▶ _Data provided_
—————

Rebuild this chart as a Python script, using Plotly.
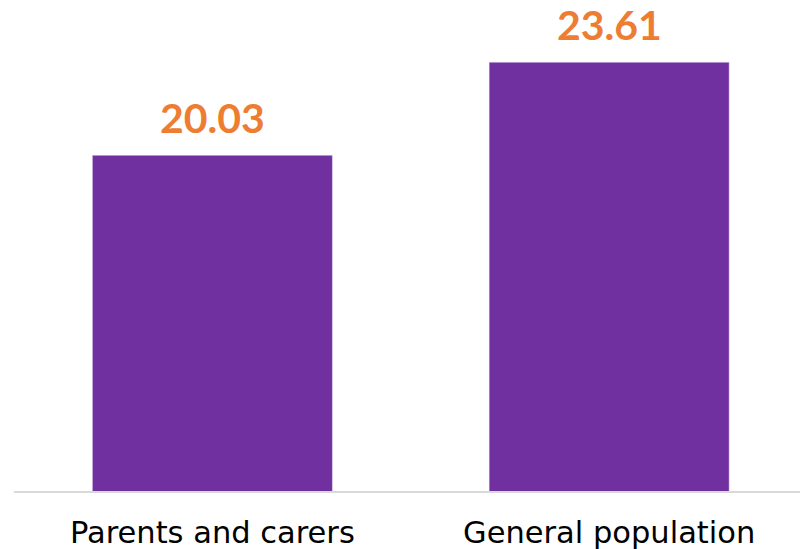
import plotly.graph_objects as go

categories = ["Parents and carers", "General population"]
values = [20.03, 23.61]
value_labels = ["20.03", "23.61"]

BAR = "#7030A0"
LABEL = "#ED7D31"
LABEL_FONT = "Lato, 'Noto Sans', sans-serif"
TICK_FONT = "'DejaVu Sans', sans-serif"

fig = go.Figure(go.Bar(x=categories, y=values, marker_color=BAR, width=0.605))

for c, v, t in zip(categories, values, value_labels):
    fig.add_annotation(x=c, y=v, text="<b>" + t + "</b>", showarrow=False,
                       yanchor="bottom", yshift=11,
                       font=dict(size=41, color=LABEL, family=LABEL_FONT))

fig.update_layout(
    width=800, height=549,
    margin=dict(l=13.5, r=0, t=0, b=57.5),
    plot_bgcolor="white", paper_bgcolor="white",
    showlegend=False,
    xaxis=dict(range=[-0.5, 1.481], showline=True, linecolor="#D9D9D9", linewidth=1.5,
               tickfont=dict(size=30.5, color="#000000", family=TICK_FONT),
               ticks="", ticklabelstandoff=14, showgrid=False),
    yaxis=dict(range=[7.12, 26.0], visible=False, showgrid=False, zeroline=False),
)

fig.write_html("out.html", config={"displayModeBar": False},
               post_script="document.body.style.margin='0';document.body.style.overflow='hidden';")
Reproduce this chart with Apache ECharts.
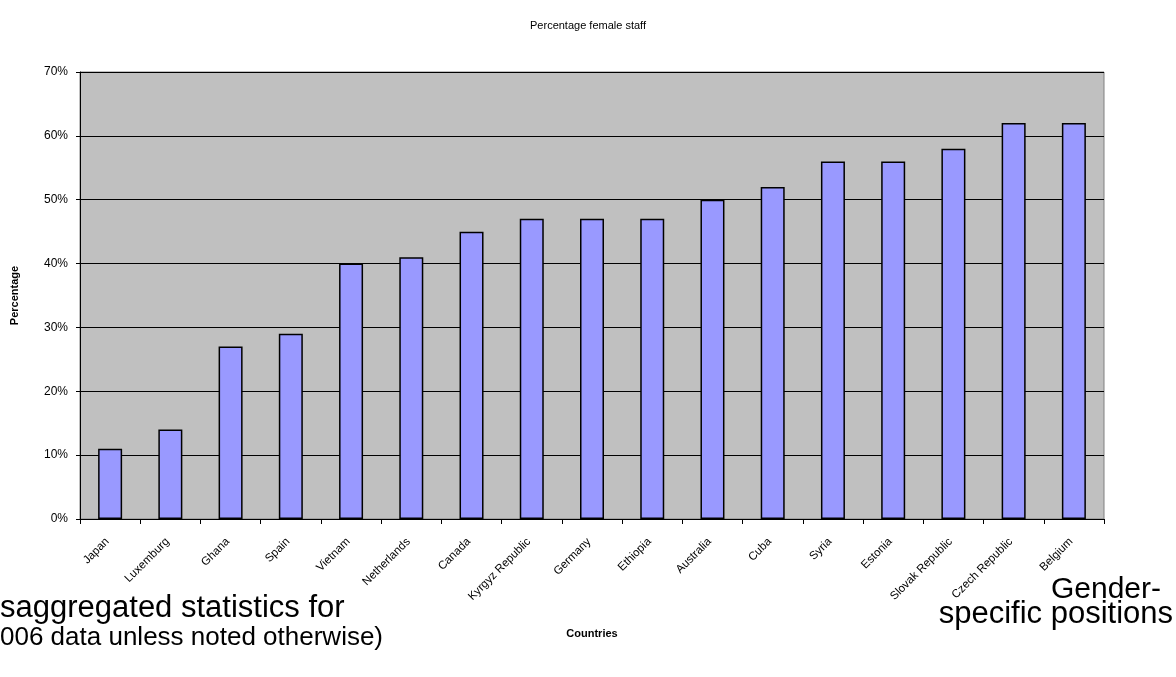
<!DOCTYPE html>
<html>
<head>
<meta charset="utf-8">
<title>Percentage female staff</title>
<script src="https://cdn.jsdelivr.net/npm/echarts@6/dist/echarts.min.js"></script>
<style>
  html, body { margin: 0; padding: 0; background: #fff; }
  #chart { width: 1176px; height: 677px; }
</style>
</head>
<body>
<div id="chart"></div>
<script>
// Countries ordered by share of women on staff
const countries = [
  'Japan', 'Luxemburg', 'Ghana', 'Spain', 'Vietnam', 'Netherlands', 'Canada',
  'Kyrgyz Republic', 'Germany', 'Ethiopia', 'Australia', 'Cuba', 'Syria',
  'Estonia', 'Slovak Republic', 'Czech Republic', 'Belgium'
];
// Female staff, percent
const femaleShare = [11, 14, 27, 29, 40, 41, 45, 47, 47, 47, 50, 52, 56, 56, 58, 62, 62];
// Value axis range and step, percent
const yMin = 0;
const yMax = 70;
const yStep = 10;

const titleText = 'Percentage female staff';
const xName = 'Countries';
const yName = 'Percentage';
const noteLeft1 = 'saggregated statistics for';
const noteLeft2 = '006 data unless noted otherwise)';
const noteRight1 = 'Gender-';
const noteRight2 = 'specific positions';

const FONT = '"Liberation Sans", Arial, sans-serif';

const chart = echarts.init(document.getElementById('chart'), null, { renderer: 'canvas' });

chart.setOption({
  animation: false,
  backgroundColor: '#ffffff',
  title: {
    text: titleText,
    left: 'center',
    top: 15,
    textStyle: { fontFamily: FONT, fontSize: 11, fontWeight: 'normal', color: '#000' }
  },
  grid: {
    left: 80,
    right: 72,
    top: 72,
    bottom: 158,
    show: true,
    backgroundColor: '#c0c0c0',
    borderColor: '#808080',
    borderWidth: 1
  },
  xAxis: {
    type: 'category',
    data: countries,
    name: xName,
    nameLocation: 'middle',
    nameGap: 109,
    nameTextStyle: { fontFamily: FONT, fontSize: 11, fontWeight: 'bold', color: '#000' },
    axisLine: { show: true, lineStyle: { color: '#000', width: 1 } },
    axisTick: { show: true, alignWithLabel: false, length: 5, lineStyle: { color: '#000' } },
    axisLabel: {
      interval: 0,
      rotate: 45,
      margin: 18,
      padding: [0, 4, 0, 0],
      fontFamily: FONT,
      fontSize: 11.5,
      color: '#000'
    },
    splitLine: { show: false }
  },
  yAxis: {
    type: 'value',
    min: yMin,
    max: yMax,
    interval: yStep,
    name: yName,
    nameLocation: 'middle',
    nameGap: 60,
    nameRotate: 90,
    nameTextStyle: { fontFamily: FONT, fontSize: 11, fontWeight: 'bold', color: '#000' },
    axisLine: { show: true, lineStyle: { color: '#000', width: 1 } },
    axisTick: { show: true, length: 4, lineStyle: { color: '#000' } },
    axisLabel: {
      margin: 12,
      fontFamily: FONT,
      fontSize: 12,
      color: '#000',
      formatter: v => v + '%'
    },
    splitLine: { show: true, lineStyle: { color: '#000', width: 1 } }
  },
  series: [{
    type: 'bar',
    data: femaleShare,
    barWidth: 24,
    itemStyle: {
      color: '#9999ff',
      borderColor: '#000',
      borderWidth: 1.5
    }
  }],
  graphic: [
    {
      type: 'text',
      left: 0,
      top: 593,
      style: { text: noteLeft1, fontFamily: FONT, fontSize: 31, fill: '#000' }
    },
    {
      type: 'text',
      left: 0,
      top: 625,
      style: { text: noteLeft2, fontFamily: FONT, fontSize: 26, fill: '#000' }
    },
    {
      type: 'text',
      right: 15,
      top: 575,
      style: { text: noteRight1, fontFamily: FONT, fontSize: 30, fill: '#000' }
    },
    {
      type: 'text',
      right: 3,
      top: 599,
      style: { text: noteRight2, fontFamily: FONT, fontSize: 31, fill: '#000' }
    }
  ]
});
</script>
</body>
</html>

—————

▶ _What this task involves_
Leave out the pictures and copy everything else in the records word for word.

▶ _Response_
Rebuild this chart as a Python script, using Plotly.
import plotly.graph_objects as go

categories = ["Parents and carers", "General population"]
values = [20.03, 23.61]
value_labels = ["20.03", "23.61"]

BAR = "#7030A0"
LABEL = "#ED7D31"
LABEL_FONT = "Lato, 'Noto Sans', sans-serif"
TICK_FONT = "'DejaVu Sans', sans-serif"

fig = go.Figure(go.Bar(x=categories, y=values, marker_color=BAR, width=0.605))

for c, v, t in zip(categories, values, value_labels):
    fig.add_annotation(x=c, y=v, text="<b>" + t + "</b>", showarrow=False,
                       yanchor="bottom", yshift=11,
                       font=dict(size=41, color=LABEL, family=LABEL_FONT))

fig.update_layout(
    width=800, height=549,
    margin=dict(l=13.5, r=0, t=0, b=57.5),
    plot_bgcolor="white", paper_bgcolor="white",
    showlegend=False,
    xaxis=dict(range=[-0.5, 1.481], showline=True, linecolor="#D9D9D9", linewidth=1.5,
               tickfont=dict(size=30.5, color="#000000", family=TICK_FONT),
               ticks="", ticklabelstandoff=14, showgrid=False),
    yaxis=dict(range=[7.12, 26.0], visible=False, showgrid=False, zeroline=False),
)

fig.write_html("out.html", config={"displayModeBar": False},
               post_script="document.body.style.margin='0';document.body.style.overflow='hidden';")
Reproduce this chart with Apache ECharts.
<!DOCTYPE html>
<html>
<head>
<meta charset="utf-8">
<title>Percentage female staff</title>
<script src="https://cdn.jsdelivr.net/npm/echarts@6/dist/echarts.min.js"></script>
<style>
  html, body { margin: 0; padding: 0; background: #fff; }
  #chart { width: 1176px; height: 677px; }
</style>
</head>
<body>
<div id="chart"></div>
<script>
// Countries ordered by share of women on staff
const countries = [
  'Japan', 'Luxemburg', 'Ghana', 'Spain', 'Vietnam', 'Netherlands', 'Canada',
  'Kyrgyz Republic', 'Germany', 'Ethiopia', 'Australia', 'Cuba', 'Syria',
  'Estonia', 'Slovak Republic', 'Czech Republic', 'Belgium'
];
// Female staff, percent
const femaleShare = [11, 14, 27, 29, 40, 41, 45, 47, 47, 47, 50, 52, 56, 56, 58, 62, 62];
// Value axis range and step, percent
const yMin = 0;
const yMax = 70;
const yStep = 10;

const titleText = 'Percentage female staff';
const xName = 'Countries';
const yName = 'Percentage';
const noteLeft1 = 'saggregated statistics for';
const noteLeft2 = '006 data unless noted otherwise)';
const noteRight1 = 'Gender-';
const noteRight2 = 'specific positions';

const FONT = '"Liberation Sans", Arial, sans-serif';

const chart = echarts.init(document.getElementById('chart'), null, { renderer: 'canvas' });

chart.setOption({
  animation: false,
  backgroundColor: '#ffffff',
  title: {
    text: titleText,
    left: 'center',
    top: 15,
    textStyle: { fontFamily: FONT, fontSize: 11, fontWeight: 'normal', color: '#000' }
  },
  grid: {
    left: 80,
    right: 72,
    top: 72,
    bottom: 158,
    show: true,
    backgroundColor: '#c0c0c0',
    borderColor: '#808080',
    borderWidth: 1
  },
  xAxis: {
    type: 'category',
    data: countries,
    name: xName,
    nameLocation: 'middle',
    nameGap: 109,
    nameTextStyle: { fontFamily: FONT, fontSize: 11, fontWeight: 'bold', color: '#000' },
    axisLine: { show: true, lineStyle: { color: '#000', width: 1 } },
    axisTick: { show: true, alignWithLabel: false, length: 5, lineStyle: { color: '#000' } },
    axisLabel: {
      interval: 0,
      rotate: 45,
      margin: 18,
      padding: [0, 4, 0, 0],
      fontFamily: FONT,
      fontSize: 11.5,
      color: '#000'
    },
    splitLine: { show: false }
  },
  yAxis: {
    type: 'value',
    min: yMin,
    max: yMax,
    interval: yStep,
    name: yName,
    nameLocation: 'middle',
    nameGap: 60,
    nameRotate: 90,
    nameTextStyle: { fontFamily: FONT, fontSize: 11, fontWeight: 'bold', color: '#000' },
    axisLine: { show: true, lineStyle: { color: '#000', width: 1 } },
    axisTick: { show: true, length: 4, lineStyle: { color: '#000' } },
    axisLabel: {
      margin: 12,
      fontFamily: FONT,
      fontSize: 12,
      color: '#000',
      formatter: v => v + '%'
    },
    splitLine: { show: true, lineStyle: { color: '#000', width: 1 } }
  },
  series: [{
    type: 'bar',
    data: femaleShare,
    barWidth: 24,
    itemStyle: {
      color: '#9999ff',
      borderColor: '#000',
      borderWidth: 1.5
    }
  }],
  graphic: [
    {
      type: 'text',
      left: 0,
      top: 593,
      style: { text: noteLeft1, fontFamily: FONT, fontSize: 31, fill: '#000' }
    },
    {
      type: 'text',
      left: 0,
      top: 625,
      style: { text: noteLeft2, fontFamily: FONT, fontSize: 26, fill: '#000' }
    },
    {
      type: 'text',
      right: 15,
      top: 575,
      style: { text: noteRight1, fontFamily: FONT, fontSize: 30, fill: '#000' }
    },
    {
      type: 'text',
      right: 3,
      top: 599,
      style: { text: noteRight2, fontFamily: FONT, fontSize: 31, fill: '#000' }
    }
  ]
});
</script>
</body>
</html>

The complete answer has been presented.